Some of the very worst practices of the gig economy at be laid at the door of government, whether it be centre right or centre left, conservative or labour, Republican or Democrat, Christian Democrat or Social Democratic. As believers is Neo-Liberalism they believe that wherever possible government service provision should be transferred to the private sector, as private sector providers are more efficient that those of the state. The worst effect of this practice is shown in the care services in Britain. Care for the sick , the elderly, the house bound has been transferred to for profit service providers. Transferring care provision to the private sector has reduced the cost of care. However rather than it being due to efficiency it is due to hypocrisy. The government can squeeze the private sector care providers by paying less for their services. This squeeze on their incomes means that they have to cut costs and the biggest cost is that of labour. These companies adopt a variety of exploitative practices to keep costs down, such as the use of zero hour contracts and were ever possible reducing the income paid to care workers.
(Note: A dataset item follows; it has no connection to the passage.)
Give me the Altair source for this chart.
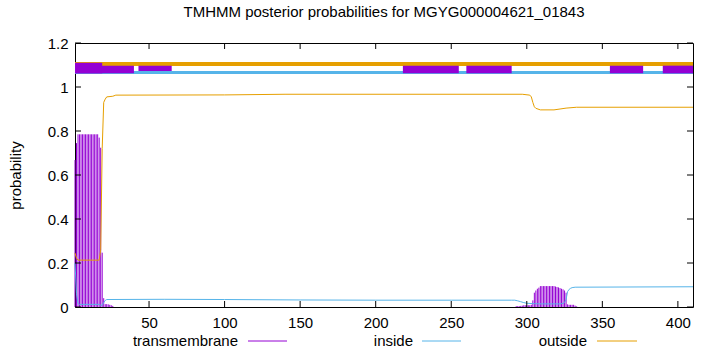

Those workers that provide care for the housebound are not paid for the time travelling between housebound clients, only the time they spend with each client. This means that the bad publicity that goes with treating care workers so badly attaches to the private companies and not the government. The dirty secret of both the Labour and Conservative governments of the recent past is that they and not the private care providers are responsible for care workers being subjected to some of the most exploitative of working practices. Governments of both parties have refused to end the practice of zero hour contracts and the various abuses of care workers, because to do so would mean that they would have to increase by a substantial sum the money they spend on care services. Unfortunately these guilty politicians are unwilling to do anything to improve the conditions of care workers as any improvement in there working conditions would mean having to find more money for these workers out of taxation, which they believe would be unpopular with the electorate.